** GIVEN DATA **
++++++++++++++++++++

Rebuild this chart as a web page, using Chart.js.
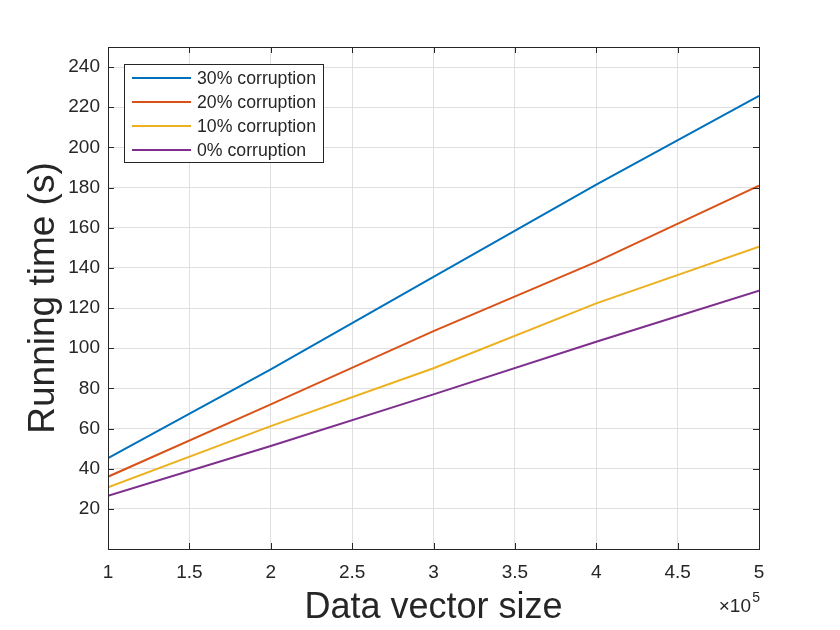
<!DOCTYPE html>
<html>
<head>
<meta charset="utf-8">
<script src="https://cdn.jsdelivr.net/npm/chart.js@4.4.0/dist/chart.umd.min.js"></script>
<style>
  html, body { margin: 0; padding: 0; background: #fff; }
  #wrap { width: 840px; height: 630px; }
</style>
</head>
<body>
<div id="wrap"><canvas id="chart"></canvas></div>
<script>
// data
var sizes = [100000, 200000, 300000, 400000, 500000];
var corr30 = [45.3, 89.5, 135.5, 181.5, 225.7];
var corr20 = [36.0, 72.0, 108.5, 143.0, 181.0];
var corr10 = [30.7, 61.2, 90.0, 122.3, 150.5];
var corr0 = [26.5, 51.3, 77.0, 103.2, 128.6];
var seriesLabels = ['30% corruption', '20% corruption', '10% corruption', '0% corruption'];
var xTicks = [100000, 150000, 200000, 250000, 300000, 350000, 400000, 450000, 500000];
var yTicks = [20, 40, 60, 80, 100, 120, 140, 160, 180, 200, 220, 240];

var colors = ['#0072BD', '#D95319', '#EDB120', '#7E2F8E'];
var textColor = '#262626';
var fontFamily = '"Liberation Sans", Arial, Helvetica, sans-serif';

function toPoints(ys) {
    return ys.map(function (y, i) { return { x: sizes[i], y: y }; });
}

var allSeries = [corr30, corr20, corr10, corr0];
var datasets = allSeries.map(function (ys, i) {
    return {
        label: seriesLabels[i],
        data: toPoints(ys),
        borderColor: colors[i],
        backgroundColor: colors[i],
        borderWidth: 2,
        pointRadius: 0,
        tension: 0,
        fill: false
    };
});

// box around the axes, inward ticks, x10^5 and the legend box
var matlabStyle = {
    id: 'matlabStyle',
    afterDraw: function (chart) {
        var ctx = chart.ctx;
        var a = chart.chartArea;
        var xs = chart.scales.x, ys = chart.scales.y;
        var tl = 6;
        ctx.save();
        ctx.strokeStyle = textColor;
        ctx.lineWidth = 1;
        ctx.beginPath();
        xs.ticks.forEach(function (t) {
            var px = Math.round(xs.getPixelForValue(t.value)) + 0.5;
            ctx.moveTo(px, a.bottom); ctx.lineTo(px, a.bottom - tl);
            ctx.moveTo(px, a.top); ctx.lineTo(px, a.top + tl);
        });
        ys.ticks.forEach(function (t) {
            var py = Math.round(ys.getPixelForValue(t.value)) + 0.5;
            ctx.moveTo(a.left, py); ctx.lineTo(a.left + tl, py);
            ctx.moveTo(a.right, py); ctx.lineTo(a.right - tl, py);
        });
        ctx.stroke();
        ctx.strokeRect(Math.round(a.left) + 0.5, Math.round(a.top) + 0.5,
            Math.round(a.right - a.left), Math.round(a.bottom - a.top));

        // exponent label
        ctx.fillStyle = textColor;
        ctx.textBaseline = 'alphabetic';
        ctx.textAlign = 'right';
        ctx.font = '14px ' + fontFamily;
        ctx.fillText('5', a.right + 1, 602);
        ctx.font = '19px ' + fontFamily;
        ctx.fillText('\u00d710', a.right - 8, 612);

        // legend
        var bx = 124.5, by = 64.5, bw = 199, bh = 98;
        ctx.fillStyle = '#fff';
        ctx.fillRect(bx, by, bw, bh);
        ctx.strokeStyle = textColor;
        ctx.strokeRect(bx, by, bw, bh);
        ctx.font = '17.7px ' + fontFamily;
        ctx.textAlign = 'left';
        ctx.textBaseline = 'middle';
        chart.data.datasets.forEach(function (ds, i) {
            var cy = 78 + i * 24;
            ctx.strokeStyle = ds.borderColor;
            ctx.lineWidth = 2;
            ctx.beginPath();
            ctx.moveTo(132, cy); ctx.lineTo(191, cy);
            ctx.stroke();
            ctx.fillStyle = textColor;
            ctx.fillText(ds.label, 197, cy + 1);
        });
        ctx.restore();
    }
};

var ctx = document.getElementById('chart').getContext('2d');
var chart = new Chart(ctx, {
    type: 'line',
    data: { datasets: datasets },
    plugins: [matlabStyle],
    options: {
        responsive: true,
        maintainAspectRatio: false,
        animation: false,
        devicePixelRatio: 1,
        layout: { padding: { top: 47, right: 81, left: 0, bottom: 0 } },
        plugins: {
            legend: { display: false },
            tooltip: { enabled: false }
        },
        scales: {
            x: {
                type: 'linear',
                min: 100000,
                max: 500000,
                afterFit: function (s) { s.height = 81; },
                afterBuildTicks: function (s) {
                    s.ticks = xTicks.map(function (v) { return { value: v }; });
                },
                grid: { color: '#dfdfdf', drawTicks: false },
                border: { display: false },
                ticks: {
                    padding: 12,
                    color: textColor,
                    font: { family: fontFamily, size: 19 },
                    maxRotation: 0,
                    callback: function (v) { return String(v / 100000); }
                },
                title: {
                    display: true,
                    text: 'Data vector size',
                    color: textColor,
                    font: { family: fontFamily, size: 36, lineHeight: 1 },
                    padding: { top: 0, bottom: 4 }
                }
            },
            y: {
                min: 0,
                max: 250,
                afterFit: function (s) { s.width = 108; },
                afterBuildTicks: function (s) {
                    s.ticks = yTicks.map(function (v) { return { value: v }; });
                },
                grid: { color: '#dfdfdf', drawTicks: false },
                border: { display: false },
                ticks: {
                    padding: 8,
                    color: textColor,
                    font: { family: fontFamily, size: 19 }
                },
                title: {
                    display: true,
                    text: 'Running time (s)',
                    color: textColor,
                    font: { family: fontFamily, size: 37, lineHeight: 1 },
                    padding: { top: 25, bottom: 0 }
                }
            }
        }
    }
});
</script>
</body>
</html>
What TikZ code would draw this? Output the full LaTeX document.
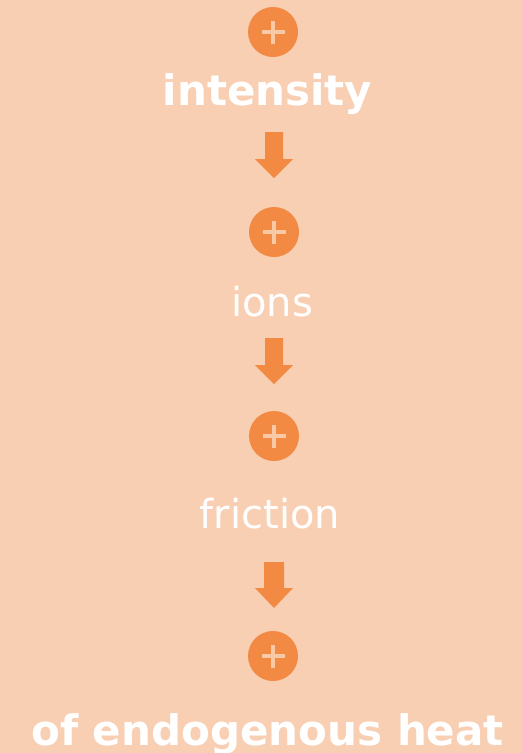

++++++++++++++++++++

** WHAT THE TASK REQUIRES **
Restate each line of the records exactly; pictures do not belong in the copy.

** RESPONSE TO THE TASK **
Rebuild this chart as a web page, using Chart.js.
<!DOCTYPE html>
<html>
<head>
<meta charset="utf-8">
<script src="https://cdn.jsdelivr.net/npm/chart.js@4.4.0/dist/chart.umd.min.js"></script>
<style>
  html, body { margin: 0; padding: 0; background: #fff; }
  #wrap { width: 840px; height: 630px; }
</style>
</head>
<body>
<div id="wrap"><canvas id="chart"></canvas></div>
<script>
// data
var sizes = [100000, 200000, 300000, 400000, 500000];
var corr30 = [45.3, 89.5, 135.5, 181.5, 225.7];
var corr20 = [36.0, 72.0, 108.5, 143.0, 181.0];
var corr10 = [30.7, 61.2, 90.0, 122.3, 150.5];
var corr0 = [26.5, 51.3, 77.0, 103.2, 128.6];
var seriesLabels = ['30% corruption', '20% corruption', '10% corruption', '0% corruption'];
var xTicks = [100000, 150000, 200000, 250000, 300000, 350000, 400000, 450000, 500000];
var yTicks = [20, 40, 60, 80, 100, 120, 140, 160, 180, 200, 220, 240];

var colors = ['#0072BD', '#D95319', '#EDB120', '#7E2F8E'];
var textColor = '#262626';
var fontFamily = '"Liberation Sans", Arial, Helvetica, sans-serif';

function toPoints(ys) {
    return ys.map(function (y, i) { return { x: sizes[i], y: y }; });
}

var allSeries = [corr30, corr20, corr10, corr0];
var datasets = allSeries.map(function (ys, i) {
    return {
        label: seriesLabels[i],
        data: toPoints(ys),
        borderColor: colors[i],
        backgroundColor: colors[i],
        borderWidth: 2,
        pointRadius: 0,
        tension: 0,
        fill: false
    };
});

// box around the axes, inward ticks, x10^5 and the legend box
var matlabStyle = {
    id: 'matlabStyle',
    afterDraw: function (chart) {
        var ctx = chart.ctx;
        var a = chart.chartArea;
        var xs = chart.scales.x, ys = chart.scales.y;
        var tl = 6;
        ctx.save();
        ctx.strokeStyle = textColor;
        ctx.lineWidth = 1;
        ctx.beginPath();
        xs.ticks.forEach(function (t) {
            var px = Math.round(xs.getPixelForValue(t.value)) + 0.5;
            ctx.moveTo(px, a.bottom); ctx.lineTo(px, a.bottom - tl);
            ctx.moveTo(px, a.top); ctx.lineTo(px, a.top + tl);
        });
        ys.ticks.forEach(function (t) {
            var py = Math.round(ys.getPixelForValue(t.value)) + 0.5;
            ctx.moveTo(a.left, py); ctx.lineTo(a.left + tl, py);
            ctx.moveTo(a.right, py); ctx.lineTo(a.right - tl, py);
        });
        ctx.stroke();
        ctx.strokeRect(Math.round(a.left) + 0.5, Math.round(a.top) + 0.5,
            Math.round(a.right - a.left), Math.round(a.bottom - a.top));

        // exponent label
        ctx.fillStyle = textColor;
        ctx.textBaseline = 'alphabetic';
        ctx.textAlign = 'right';
        ctx.font = '14px ' + fontFamily;
        ctx.fillText('5', a.right + 1, 602);
        ctx.font = '19px ' + fontFamily;
        ctx.fillText('\u00d710', a.right - 8, 612);

        // legend
        var bx = 124.5, by = 64.5, bw = 199, bh = 98;
        ctx.fillStyle = '#fff';
        ctx.fillRect(bx, by, bw, bh);
        ctx.strokeStyle = textColor;
        ctx.strokeRect(bx, by, bw, bh);
        ctx.font = '17.7px ' + fontFamily;
        ctx.textAlign = 'left';
        ctx.textBaseline = 'middle';
        chart.data.datasets.forEach(function (ds, i) {
            var cy = 78 + i * 24;
            ctx.strokeStyle = ds.borderColor;
            ctx.lineWidth = 2;
            ctx.beginPath();
            ctx.moveTo(132, cy); ctx.lineTo(191, cy);
            ctx.stroke();
            ctx.fillStyle = textColor;
            ctx.fillText(ds.label, 197, cy + 1);
        });
        ctx.restore();
    }
};

var ctx = document.getElementById('chart').getContext('2d');
var chart = new Chart(ctx, {
    type: 'line',
    data: { datasets: datasets },
    plugins: [matlabStyle],
    options: {
        responsive: true,
        maintainAspectRatio: false,
        animation: false,
        devicePixelRatio: 1,
        layout: { padding: { top: 47, right: 81, left: 0, bottom: 0 } },
        plugins: {
            legend: { display: false },
            tooltip: { enabled: false }
        },
        scales: {
            x: {
                type: 'linear',
                min: 100000,
                max: 500000,
                afterFit: function (s) { s.height = 81; },
                afterBuildTicks: function (s) {
                    s.ticks = xTicks.map(function (v) { return { value: v }; });
                },
                grid: { color: '#dfdfdf', drawTicks: false },
                border: { display: false },
                ticks: {
                    padding: 12,
                    color: textColor,
                    font: { family: fontFamily, size: 19 },
                    maxRotation: 0,
                    callback: function (v) { return String(v / 100000); }
                },
                title: {
                    display: true,
                    text: 'Data vector size',
                    color: textColor,
                    font: { family: fontFamily, size: 36, lineHeight: 1 },
                    padding: { top: 0, bottom: 4 }
                }
            },
            y: {
                min: 0,
                max: 250,
                afterFit: function (s) { s.width = 108; },
                afterBuildTicks: function (s) {
                    s.ticks = yTicks.map(function (v) { return { value: v }; });
                },
                grid: { color: '#dfdfdf', drawTicks: false },
                border: { display: false },
                ticks: {
                    padding: 8,
                    color: textColor,
                    font: { family: fontFamily, size: 19 }
                },
                title: {
                    display: true,
                    text: 'Running time (s)',
                    color: textColor,
                    font: { family: fontFamily, size: 37, lineHeight: 1 },
                    padding: { top: 25, bottom: 0 }
                }
            }
        }
    }
});
</script>
</body>
</html>
What TikZ code would draw this? Output the full LaTeX document.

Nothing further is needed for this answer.